In coming months, advocates for students in these subgroups will appear before Congress to argue that fewer kids should have to be tested, that more English learners should be allowed to take a different test from children who are fluent and that students in different subgroups should be allowed to improve at differing rates.
Their key rationale is that the law unfairly paints many schools as failures, and that asking all students to reach the same benchmark ignores the fact that not all start from the same place.
"There is no 'standard' student, so why are we using standardized tests?" is how one 17-year-old student in San Francisco, Theresa Muehlbauer, once described the problem.
But one group representing low-achieving students will tell Congress just the opposite -- that the law has never been more necessary.
Russlynn Ali, executive director of Education Trust West, an advocacy group in Oakland, says bringing every child's skills up to grade level is the major civil rights battle of the 21st century -- and that broadening the definition of successful schools would weaken No Child Left Behind at its core.
"For the first time in our history, we have publicly committed to meeting the needs of all children who enter the schoolhouse door, regardless of the background or level of achievement they bring with them," Ali recently told the California Board of Education. She was urging the state to aggressively implement the federal law.

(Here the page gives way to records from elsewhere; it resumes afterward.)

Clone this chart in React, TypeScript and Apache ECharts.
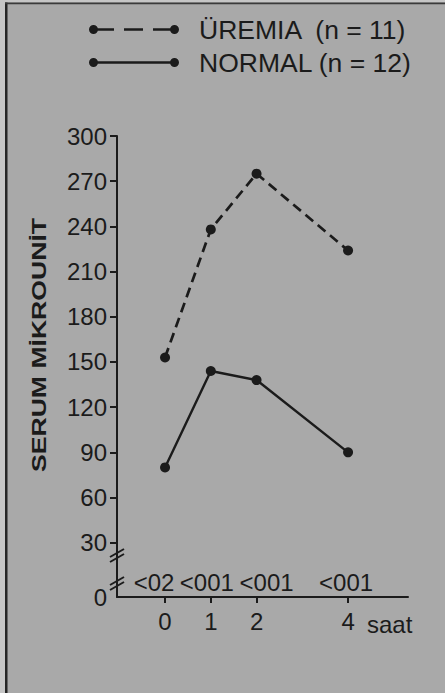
import React, { useEffect, useRef } from "react";
import * as echarts from "echarts";

// ---- data ----
const hours = [0, 1, 2, 4];
const hourLabels = ["0", "1", "2", "4"];
const uremiaName = "ÜREMIA  (n = 11)";
const normalName = "NORMAL (n = 12)";
const uremiaValues = [153, 238, 275, 224];
const normalValues = [80, 144, 138, 90];
const pValueLabels = ["<02", "<001", "<001", "<001"];
const yTicks = [30, 60, 90, 120, 150, 180, 210, 240, 270, 300];
const yAxisTitle = "SERUM MİKROUNİT";
const xUnit = "saat";

const INK = "#1b1b1b";
const BG = "#a9a9a9";
const FONT = "'Liberation Sans', Arial, Helvetica, sans-serif";
const TICK_FS = 24;

const dashedIcon =
  "path://M0,4.5a4.5,4.5 0 1,1 9,0a4.5,4.5 0 1,1 -9,0Z M7,3.2H25V5.8H7Z M35,3.2H54V5.8H35Z M64,3.2H84V5.8H64Z M81,4.5a4.5,4.5 0 1,1 9,0a4.5,4.5 0 1,1 -9,0Z";
const solidIcon =
  "path://M0,4.5a4.5,4.5 0 1,1 9,0a4.5,4.5 0 1,1 -9,0Z M7,3.3H84V5.7H7Z M81,4.5a4.5,4.5 0 1,1 9,0a4.5,4.5 0 1,1 -9,0Z";

export default function App() {
  const ref = useRef<HTMLDivElement>(null);

  useEffect(() => {
    document.body.style.margin = "0";
    if (!ref.current) return;
    const chart = echarts.init(ref.current, undefined, { renderer: "svg" });

    const pRich: Record<string, any> = {
      p0: { padding: [0, 22, 0, 0] },
      p1: { padding: [0, 8, 0, 0] },
      p2: { padding: [0, 0, 0, 20] },
      p3: { padding: [0, 4, 0, 0] },
    };
    Object.keys(pRich).forEach((k) => {
      pRich[k] = { ...pRich[k], fontSize: TICK_FS, fontFamily: FONT, color: INK };
    });

    const option: any = {
      animation: false,
      backgroundColor: BG,
      textStyle: { fontFamily: FONT, color: INK },
      grid: { left: 117, right: 37, top: 136, bottom: 96 },
      legend: {
        orient: "vertical",
        left: 89,
        top: 16,
        padding: 0,
        itemWidth: 90,
        itemHeight: 9,
        itemGap: 6,
        symbolKeepAspect: false,
        textStyle: { fontSize: 26.5, color: INK, fontFamily: FONT, padding: [0, 0, 0, 15] },
        data: [
          { name: uremiaName, icon: dashedIcon },
          { name: normalName, icon: solidIcon },
        ],
        selectedMode: false,
      },
      xAxis: [
        {
          type: "value",
          min: -1.05,
          max: 5.31,
          position: "bottom",
          splitLine: { show: false },
          axisLine: { show: true, onZero: false, lineStyle: { color: INK, width: 2 } },
          axisTick: { show: true, length: 6, customValues: hours, lineStyle: { color: INK, width: 2 } },
          axisLabel: {
            customValues: hours,
            formatter: (v: number) => hourLabels[hours.indexOf(v)] ?? "",
            fontSize: TICK_FS,
            color: INK,
            fontFamily: FONT,
            margin: 12,
          },
        },
        {
          type: "value",
          min: -1.05,
          max: 5.31,
          position: "bottom",
          splitLine: { show: false },
          axisLine: { show: false },
          axisTick: { show: false },
          axisLabel: {
            inside: true,
            margin: 3,
            customValues: hours,
            formatter: (v: number) => {
              const i = hours.indexOf(v);
              return i < 0 ? "" : `{p${i}|${pValueLabels[i]}}`;
            },
            rich: pRich,
            fontSize: TICK_FS,
            color: INK,
            fontFamily: FONT,
          },
        },
      ],
      yAxis: {
        type: "value",
        min: -6,
        max: 300,
        splitLine: { show: false },
        axisLine: { show: true, onZero: false, lineStyle: { color: INK, width: 2 } },
        axisTick: { show: true, length: 7, customValues: yTicks, lineStyle: { color: INK, width: 2 } },
        axisLabel: {
          customValues: [-6, ...yTicks],
          formatter: (v: number) => (v < 0 ? "0" : String(v)),
          fontSize: TICK_FS,
          color: INK,
          fontFamily: FONT,
          margin: 10,
        },
      },
      series: [
        {
          type: "line",
          name: uremiaName,
          data: hours.map((h, i) => [h, uremiaValues[i]]),
          symbol: "circle",
          symbolSize: 10,
          itemStyle: { color: INK },
          lineStyle: { color: INK, width: 2.7, type: [10, 6] },
          z: 5,
        },
        {
          type: "line",
          name: normalName,
          data: hours.map((h, i) => [h, normalValues[i]]),
          symbol: "circle",
          symbolSize: 10,
          itemStyle: { color: INK },
          lineStyle: { color: INK, width: 2.4 },
          z: 5,
        },
      ],
      graphic: [
        { type: "rect", shape: { x: 0, y: 0, width: 5, height: 693 }, style: { fill: "#c6c6c6" }, silent: true },
        { type: "rect", shape: { x: 0, y: 0, width: 445, height: 2.5 }, style: { fill: "#c6c6c6" }, silent: true },
        { type: "rect", shape: { x: 5, y: 2.5, width: 2.5, height: 691 }, style: { fill: "#262626" }, silent: true },
        { type: "rect", shape: { x: 5, y: 2.5, width: 440, height: 1.8 }, style: { fill: "#3a3a3a" }, silent: true },
        // axis break marks
        { type: "line", shape: { x1: 110, y1: 557, x2: 124, y2: 549 }, style: { stroke: INK, lineWidth: 2 } },
        { type: "line", shape: { x1: 110, y1: 562, x2: 124, y2: 554 }, style: { stroke: INK, lineWidth: 2 } },
        { type: "line", shape: { x1: 110, y1: 585, x2: 124, y2: 577 }, style: { stroke: INK, lineWidth: 2 } },
        { type: "line", shape: { x1: 110, y1: 590, x2: 124, y2: 582 }, style: { stroke: INK, lineWidth: 2 } },
        {
          type: "text",
          x: 367,
          y: 624,
          style: { text: xUnit, fontSize: TICK_FS, fontFamily: FONT, fill: INK, align: "left", verticalAlign: "middle" },
        },
        {
          type: "text",
          x: 39,
          y: 345,
          rotation: Math.PI / 2,
          scaleX: 1.33,
          style: {
            text: yAxisTitle,
            fontSize: 20,
            fontWeight: "bold",
            fontFamily: FONT,
            fill: INK,
            align: "center",
            verticalAlign: "middle",
          },
        },
      ],
    };

    chart.setOption(option);
    return () => chart.dispose();
  }, []);

  return <div ref={ref} style={{ width: 445, height: 693 }} />;
}
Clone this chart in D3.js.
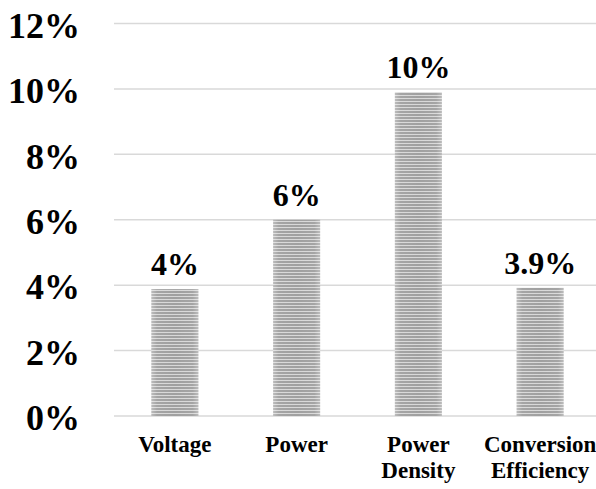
<!DOCTYPE html>
<html>
<head>
<meta charset="utf-8">
<script src="https://cdn.jsdelivr.net/npm/d3@7"></script>
<style>
html,body{margin:0;padding:0;background:#fff;}
svg{display:block;}
text{font-family:"Liberation Serif","Times New Roman",serif;font-weight:bold;fill:#000;}
</style>
</head>
<body>
<svg id="chart" width="596" height="489"></svg>
<script>
const categories = [["Voltage"], ["Power"], ["Power", "Density"], ["Conversion", "Efficiency"]];
const categoryKeys = ["Voltage", "Power", "Power Density", "Conversion Efficiency"];
const values = [0.0388, 0.060, 0.099, 0.0392];
const valueLabels = ["4%", "6%", "10%", "3.9%"];
const yTicks = [0, 0.02, 0.04, 0.06, 0.08, 0.10, 0.12];

const svg = d3.select("#chart");
const W = 596, H = 489;

const x = d3.scaleBand().domain(categoryKeys).range([114, 601]).paddingInner(0.614).paddingOuter(0.307);
const y = d3.scaleLinear().domain([0, 0.12]).range([416, 23.5]);

const defs = svg.append("defs");
const pat = defs.append("pattern").attr("id", "stripes").attr("patternUnits", "userSpaceOnUse")
  .attr("width", 6).attr("height", 3);
pat.append("rect").attr("width", 6).attr("height", 3).attr("fill", "#a0a0a0");
pat.append("rect").attr("y", 2).attr("width", 6).attr("height", 1).attr("fill", "#d8d8d8");

const grad = defs.append("linearGradient").attr("id", "edge").attr("x1", "0").attr("x2", "1").attr("y1", "0").attr("y2", "0");
grad.append("stop").attr("offset", "0").attr("stop-color", "#fff").attr("stop-opacity", 0.3);
grad.append("stop").attr("offset", "0.12").attr("stop-color", "#fff").attr("stop-opacity", 0.05);
grad.append("stop").attr("offset", "0.5").attr("stop-color", "#fff").attr("stop-opacity", 0.0);
grad.append("stop").attr("offset", "0.88").attr("stop-color", "#fff").attr("stop-opacity", 0.05);
grad.append("stop").attr("offset", "1").attr("stop-color", "#fff").attr("stop-opacity", 0.3);

// gridlines
svg.append("g").selectAll("line").data(yTicks).join("line")
  .attr("x1", 114).attr("x2", W)
  .attr("y1", d => y(d)).attr("y2", d => y(d))
  .attr("stroke", "#d9d9d9").attr("stroke-width", 1.5);

// y axis labels
const yAxis = d3.axisLeft(y).tickValues(yTicks).tickFormat(d3.format(".0%")).tickSize(0).tickPadding(0);
const ya = svg.append("g").attr("transform", "translate(80,0)").call(yAxis);
ya.select(".domain").remove();
ya.selectAll("text").attr("font-size", 36).attr("font-family", '"Liberation Serif", serif')
  .attr("font-weight", "bold").attr("dy", "0.38em").attr("fill", "#000");

// bars
const bars = svg.append("g");
bars.selectAll("rect.bar").data(values).join("rect").attr("class", "bar")
  .attr("x", (d, i) => x(categoryKeys[i])).attr("width", x.bandwidth())
  .attr("y", d => y(d)).attr("height", d => y(0) - y(d))
  .attr("fill", "url(#stripes)");
bars.selectAll("rect.shade").data(values).join("rect").attr("class", "shade")
  .attr("x", (d, i) => x(categoryKeys[i])).attr("width", x.bandwidth())
  .attr("y", d => y(d)).attr("height", d => y(0) - y(d))
  .attr("fill", "url(#edge)");

// value labels
svg.append("g").selectAll("text").data(values).join("text")
  .attr("x", (d, i) => x(categoryKeys[i]) + x.bandwidth() / 2)
  .attr("y", d => y(d) - 14)
  .attr("text-anchor", "middle").attr("font-size", 32)
  .text((d, i) => valueLabels[i]);

// x labels
const xl = svg.append("g").selectAll("text").data(categories).join("text")
  .attr("x", (d, i) => x(categoryKeys[i]) + x.bandwidth() / 2)
  .attr("y", 452).attr("text-anchor", "middle").attr("font-size", 23);
xl.selectAll("tspan").data(d => d).join("tspan")
  .attr("x", function() { return d3.select(this.parentNode).attr("x"); })
  .attr("dy", (d, i) => i === 0 ? 0 : 26)
  .text(d => d);
</script>
</body>
</html>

Miller, the Martinez Democrat who helped write the law and now chairs the House Education and Labor Committee, which is holding reauthorization hearings on it, said Congress is leaning toward the broader definition of success.
But he said another constituent's proposed change is already dead in the water -- the recommendation by President Bush that the government offer vouchers for private and religious school tuition.
That "didn't pass muster when Republicans controlled the Congress," he said, "and it certainly won't pass muster now that Democrats do."